*** Recorded information ***
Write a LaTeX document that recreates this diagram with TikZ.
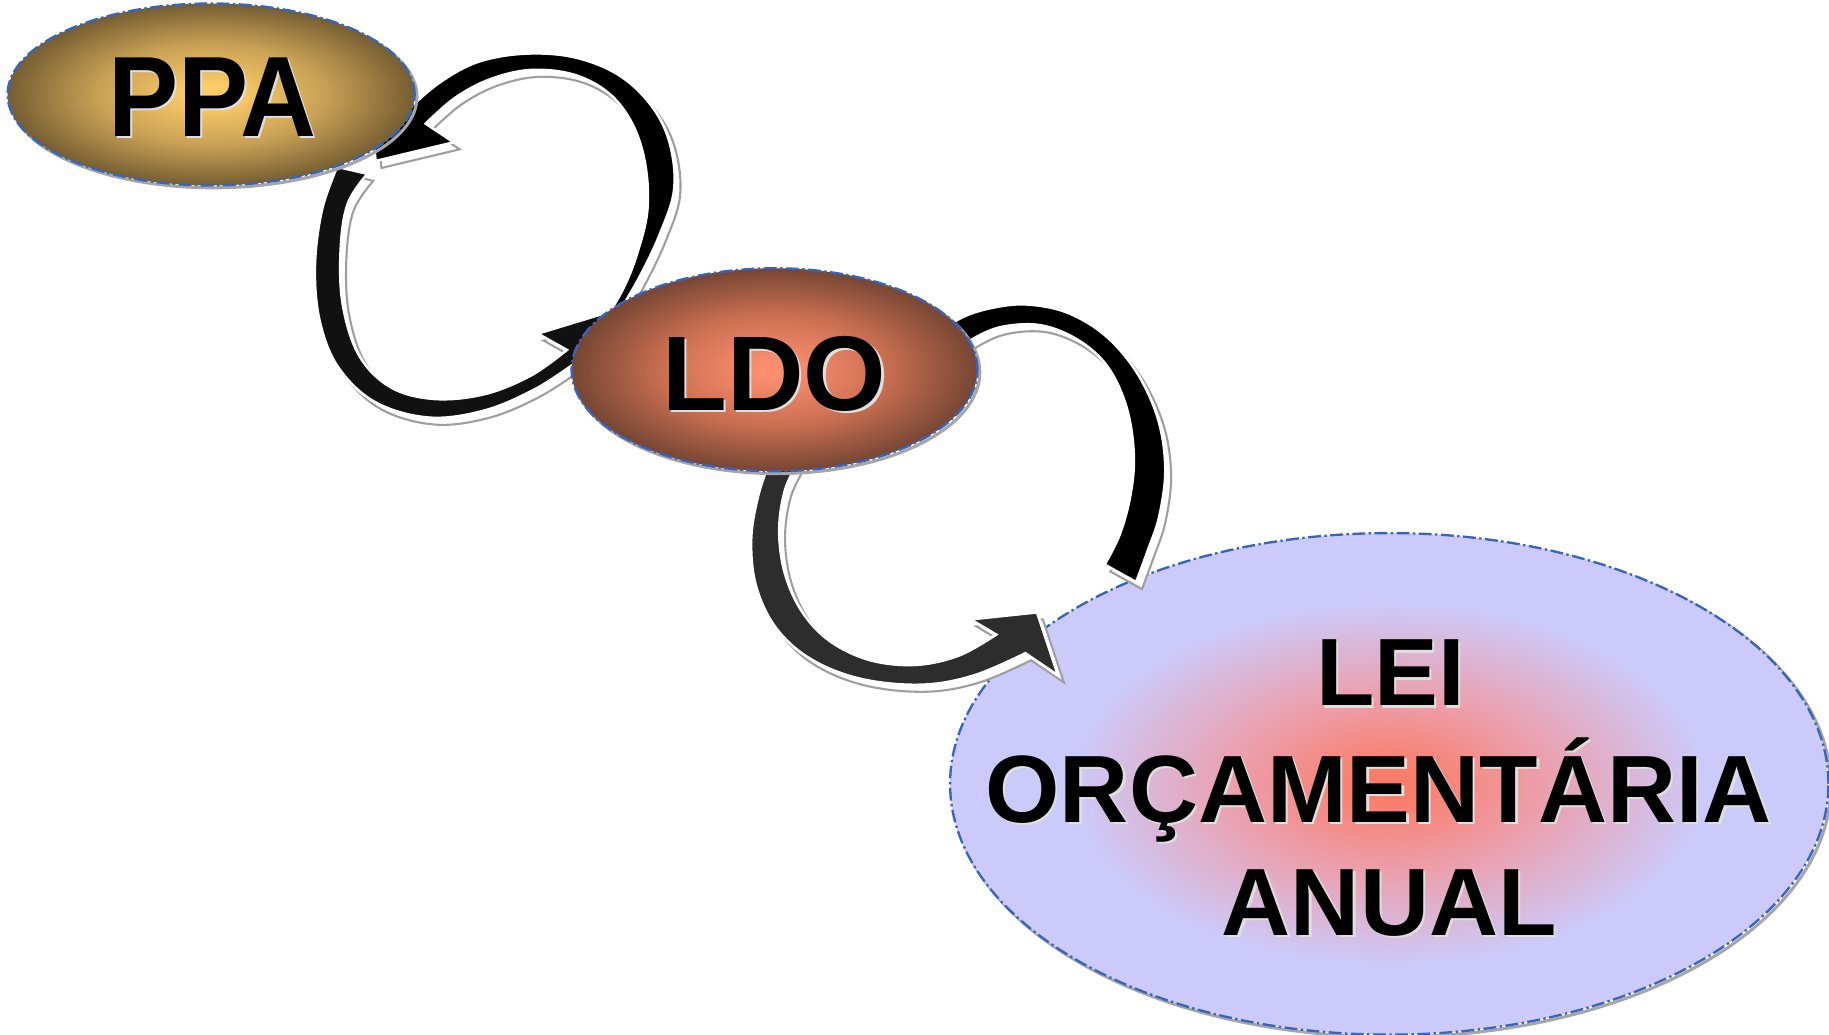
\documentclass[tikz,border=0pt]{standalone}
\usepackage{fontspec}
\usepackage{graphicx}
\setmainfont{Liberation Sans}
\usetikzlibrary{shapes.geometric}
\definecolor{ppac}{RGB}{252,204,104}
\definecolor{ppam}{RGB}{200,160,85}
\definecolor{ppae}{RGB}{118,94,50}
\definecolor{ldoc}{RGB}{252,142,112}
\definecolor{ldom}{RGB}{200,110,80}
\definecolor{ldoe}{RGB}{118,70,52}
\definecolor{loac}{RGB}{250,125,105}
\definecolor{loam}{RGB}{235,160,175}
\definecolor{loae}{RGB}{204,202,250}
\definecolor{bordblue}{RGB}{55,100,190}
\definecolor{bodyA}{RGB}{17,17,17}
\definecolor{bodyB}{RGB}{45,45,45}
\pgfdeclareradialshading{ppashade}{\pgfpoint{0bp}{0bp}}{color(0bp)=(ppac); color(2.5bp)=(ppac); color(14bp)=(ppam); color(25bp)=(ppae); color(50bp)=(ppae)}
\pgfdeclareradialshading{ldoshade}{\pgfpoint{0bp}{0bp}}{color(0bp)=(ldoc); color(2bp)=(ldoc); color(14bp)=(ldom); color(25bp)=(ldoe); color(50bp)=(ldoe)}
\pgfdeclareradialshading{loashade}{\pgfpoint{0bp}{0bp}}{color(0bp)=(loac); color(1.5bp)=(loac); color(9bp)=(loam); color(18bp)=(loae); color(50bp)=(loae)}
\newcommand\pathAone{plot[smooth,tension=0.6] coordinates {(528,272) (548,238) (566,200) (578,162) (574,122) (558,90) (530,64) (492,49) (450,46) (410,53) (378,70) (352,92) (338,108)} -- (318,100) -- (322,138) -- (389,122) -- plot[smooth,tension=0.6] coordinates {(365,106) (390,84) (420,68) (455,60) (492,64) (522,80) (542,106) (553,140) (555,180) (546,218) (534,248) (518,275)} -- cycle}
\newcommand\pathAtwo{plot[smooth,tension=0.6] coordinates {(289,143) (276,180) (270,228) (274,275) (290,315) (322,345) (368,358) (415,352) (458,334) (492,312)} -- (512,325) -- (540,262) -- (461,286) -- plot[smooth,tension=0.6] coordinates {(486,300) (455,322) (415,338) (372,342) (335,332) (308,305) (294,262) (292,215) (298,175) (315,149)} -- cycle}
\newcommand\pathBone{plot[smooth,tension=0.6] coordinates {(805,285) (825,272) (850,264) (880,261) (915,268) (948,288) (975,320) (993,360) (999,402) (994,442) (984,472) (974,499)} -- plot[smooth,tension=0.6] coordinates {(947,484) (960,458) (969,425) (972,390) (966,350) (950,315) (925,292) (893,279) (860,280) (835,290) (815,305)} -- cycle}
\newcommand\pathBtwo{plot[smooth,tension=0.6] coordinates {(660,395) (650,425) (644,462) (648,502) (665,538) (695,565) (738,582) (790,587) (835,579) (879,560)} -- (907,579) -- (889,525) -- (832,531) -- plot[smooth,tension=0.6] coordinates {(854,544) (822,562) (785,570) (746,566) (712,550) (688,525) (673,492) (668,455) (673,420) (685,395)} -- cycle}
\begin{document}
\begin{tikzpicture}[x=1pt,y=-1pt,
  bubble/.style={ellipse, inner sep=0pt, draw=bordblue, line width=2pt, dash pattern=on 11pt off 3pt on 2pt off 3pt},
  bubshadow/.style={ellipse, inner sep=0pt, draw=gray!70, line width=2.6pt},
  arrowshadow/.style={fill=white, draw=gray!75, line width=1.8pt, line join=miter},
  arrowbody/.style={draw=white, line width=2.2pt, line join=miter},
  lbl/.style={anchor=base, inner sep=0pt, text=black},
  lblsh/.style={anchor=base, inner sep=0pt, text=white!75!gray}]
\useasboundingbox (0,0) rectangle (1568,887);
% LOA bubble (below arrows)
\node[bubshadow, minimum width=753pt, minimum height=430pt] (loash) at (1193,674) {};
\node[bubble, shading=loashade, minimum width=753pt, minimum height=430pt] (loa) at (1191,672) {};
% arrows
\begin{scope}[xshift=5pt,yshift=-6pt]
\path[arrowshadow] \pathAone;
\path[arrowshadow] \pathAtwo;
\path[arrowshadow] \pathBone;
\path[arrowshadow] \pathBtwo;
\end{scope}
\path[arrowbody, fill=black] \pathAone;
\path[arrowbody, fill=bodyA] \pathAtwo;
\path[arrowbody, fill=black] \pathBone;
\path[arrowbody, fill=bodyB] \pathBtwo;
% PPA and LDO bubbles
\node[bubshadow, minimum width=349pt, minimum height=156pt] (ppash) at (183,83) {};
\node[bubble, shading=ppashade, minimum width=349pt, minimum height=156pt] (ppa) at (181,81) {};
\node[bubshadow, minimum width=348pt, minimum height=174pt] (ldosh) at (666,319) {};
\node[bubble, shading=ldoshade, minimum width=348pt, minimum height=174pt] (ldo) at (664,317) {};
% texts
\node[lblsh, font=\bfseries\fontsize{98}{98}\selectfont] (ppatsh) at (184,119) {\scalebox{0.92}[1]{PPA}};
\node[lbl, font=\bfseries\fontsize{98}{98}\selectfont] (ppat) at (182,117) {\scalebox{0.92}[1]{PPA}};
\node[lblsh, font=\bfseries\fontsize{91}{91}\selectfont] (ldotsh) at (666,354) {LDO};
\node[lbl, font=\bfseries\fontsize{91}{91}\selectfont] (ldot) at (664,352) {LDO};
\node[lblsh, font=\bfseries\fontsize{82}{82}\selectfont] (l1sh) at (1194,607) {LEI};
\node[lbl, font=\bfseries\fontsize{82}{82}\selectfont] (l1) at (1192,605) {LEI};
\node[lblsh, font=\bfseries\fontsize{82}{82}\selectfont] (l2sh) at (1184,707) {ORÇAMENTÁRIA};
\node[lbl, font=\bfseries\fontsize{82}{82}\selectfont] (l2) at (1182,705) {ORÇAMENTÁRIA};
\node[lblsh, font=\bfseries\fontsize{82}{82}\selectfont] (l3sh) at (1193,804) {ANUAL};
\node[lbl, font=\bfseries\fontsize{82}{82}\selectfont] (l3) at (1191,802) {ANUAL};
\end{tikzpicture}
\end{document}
***
§ What you have to do: Quote everything in the listing above exactly; pictures are the only thing to omit.

§ Exercise result:
Write a LaTeX document that recreates this diagram with TikZ.
\documentclass[tikz,border=0pt]{standalone}
\usepackage{fontspec}
\usepackage{graphicx}
\setmainfont{Liberation Sans}
\usetikzlibrary{shapes.geometric}
\definecolor{ppac}{RGB}{252,204,104}
\definecolor{ppam}{RGB}{200,160,85}
\definecolor{ppae}{RGB}{118,94,50}
\definecolor{ldoc}{RGB}{252,142,112}
\definecolor{ldom}{RGB}{200,110,80}
\definecolor{ldoe}{RGB}{118,70,52}
\definecolor{loac}{RGB}{250,125,105}
\definecolor{loam}{RGB}{235,160,175}
\definecolor{loae}{RGB}{204,202,250}
\definecolor{bordblue}{RGB}{55,100,190}
\definecolor{bodyA}{RGB}{17,17,17}
\definecolor{bodyB}{RGB}{45,45,45}
\pgfdeclareradialshading{ppashade}{\pgfpoint{0bp}{0bp}}{color(0bp)=(ppac); color(2.5bp)=(ppac); color(14bp)=(ppam); color(25bp)=(ppae); color(50bp)=(ppae)}
\pgfdeclareradialshading{ldoshade}{\pgfpoint{0bp}{0bp}}{color(0bp)=(ldoc); color(2bp)=(ldoc); color(14bp)=(ldom); color(25bp)=(ldoe); color(50bp)=(ldoe)}
\pgfdeclareradialshading{loashade}{\pgfpoint{0bp}{0bp}}{color(0bp)=(loac); color(1.5bp)=(loac); color(9bp)=(loam); color(18bp)=(loae); color(50bp)=(loae)}
\newcommand\pathAone{plot[smooth,tension=0.6] coordinates {(528,272) (548,238) (566,200) (578,162) (574,122) (558,90) (530,64) (492,49) (450,46) (410,53) (378,70) (352,92) (338,108)} -- (318,100) -- (322,138) -- (389,122) -- plot[smooth,tension=0.6] coordinates {(365,106) (390,84) (420,68) (455,60) (492,64) (522,80) (542,106) (553,140) (555,180) (546,218) (534,248) (518,275)} -- cycle}
\newcommand\pathAtwo{plot[smooth,tension=0.6] coordinates {(289,143) (276,180) (270,228) (274,275) (290,315) (322,345) (368,358) (415,352) (458,334) (492,312)} -- (512,325) -- (540,262) -- (461,286) -- plot[smooth,tension=0.6] coordinates {(486,300) (455,322) (415,338) (372,342) (335,332) (308,305) (294,262) (292,215) (298,175) (315,149)} -- cycle}
\newcommand\pathBone{plot[smooth,tension=0.6] coordinates {(805,285) (825,272) (850,264) (880,261) (915,268) (948,288) (975,320) (993,360) (999,402) (994,442) (984,472) (974,499)} -- plot[smooth,tension=0.6] coordinates {(947,484) (960,458) (969,425) (972,390) (966,350) (950,315) (925,292) (893,279) (860,280) (835,290) (815,305)} -- cycle}
\newcommand\pathBtwo{plot[smooth,tension=0.6] coordinates {(660,395) (650,425) (644,462) (648,502) (665,538) (695,565) (738,582) (790,587) (835,579) (879,560)} -- (907,579) -- (889,525) -- (832,531) -- plot[smooth,tension=0.6] coordinates {(854,544) (822,562) (785,570) (746,566) (712,550) (688,525) (673,492) (668,455) (673,420) (685,395)} -- cycle}
\begin{document}
\begin{tikzpicture}[x=1pt,y=-1pt,
  bubble/.style={ellipse, inner sep=0pt, draw=bordblue, line width=2pt, dash pattern=on 11pt off 3pt on 2pt off 3pt},
  bubshadow/.style={ellipse, inner sep=0pt, draw=gray!70, line width=2.6pt},
  arrowshadow/.style={fill=white, draw=gray!75, line width=1.8pt, line join=miter},
  arrowbody/.style={draw=white, line width=2.2pt, line join=miter},
  lbl/.style={anchor=base, inner sep=0pt, text=black},
  lblsh/.style={anchor=base, inner sep=0pt, text=white!75!gray}]
\useasboundingbox (0,0) rectangle (1568,887);
% LOA bubble (below arrows)
\node[bubshadow, minimum width=753pt, minimum height=430pt] (loash) at (1193,674) {};
\node[bubble, shading=loashade, minimum width=753pt, minimum height=430pt] (loa) at (1191,672) {};
% arrows
\begin{scope}[xshift=5pt,yshift=-6pt]
\path[arrowshadow] \pathAone;
\path[arrowshadow] \pathAtwo;
\path[arrowshadow] \pathBone;
\path[arrowshadow] \pathBtwo;
\end{scope}
\path[arrowbody, fill=black] \pathAone;
\path[arrowbody, fill=bodyA] \pathAtwo;
\path[arrowbody, fill=black] \pathBone;
\path[arrowbody, fill=bodyB] \pathBtwo;
% PPA and LDO bubbles
\node[bubshadow, minimum width=349pt, minimum height=156pt] (ppash) at (183,83) {};
\node[bubble, shading=ppashade, minimum width=349pt, minimum height=156pt] (ppa) at (181,81) {};
\node[bubshadow, minimum width=348pt, minimum height=174pt] (ldosh) at (666,319) {};
\node[bubble, shading=ldoshade, minimum width=348pt, minimum height=174pt] (ldo) at (664,317) {};
% texts
\node[lblsh, font=\bfseries\fontsize{98}{98}\selectfont] (ppatsh) at (184,119) {\scalebox{0.92}[1]{PPA}};
\node[lbl, font=\bfseries\fontsize{98}{98}\selectfont] (ppat) at (182,117) {\scalebox{0.92}[1]{PPA}};
\node[lblsh, font=\bfseries\fontsize{91}{91}\selectfont] (ldotsh) at (666,354) {LDO};
\node[lbl, font=\bfseries\fontsize{91}{91}\selectfont] (ldot) at (664,352) {LDO};
\node[lblsh, font=\bfseries\fontsize{82}{82}\selectfont] (l1sh) at (1194,607) {LEI};
\node[lbl, font=\bfseries\fontsize{82}{82}\selectfont] (l1) at (1192,605) {LEI};
\node[lblsh, font=\bfseries\fontsize{82}{82}\selectfont] (l2sh) at (1184,707) {ORÇAMENTÁRIA};
\node[lbl, font=\bfseries\fontsize{82}{82}\selectfont] (l2) at (1182,705) {ORÇAMENTÁRIA};
\node[lblsh, font=\bfseries\fontsize{82}{82}\selectfont] (l3sh) at (1193,804) {ANUAL};
\node[lbl, font=\bfseries\fontsize{82}{82}\selectfont] (l3) at (1191,802) {ANUAL};
\end{tikzpicture}
\end{document}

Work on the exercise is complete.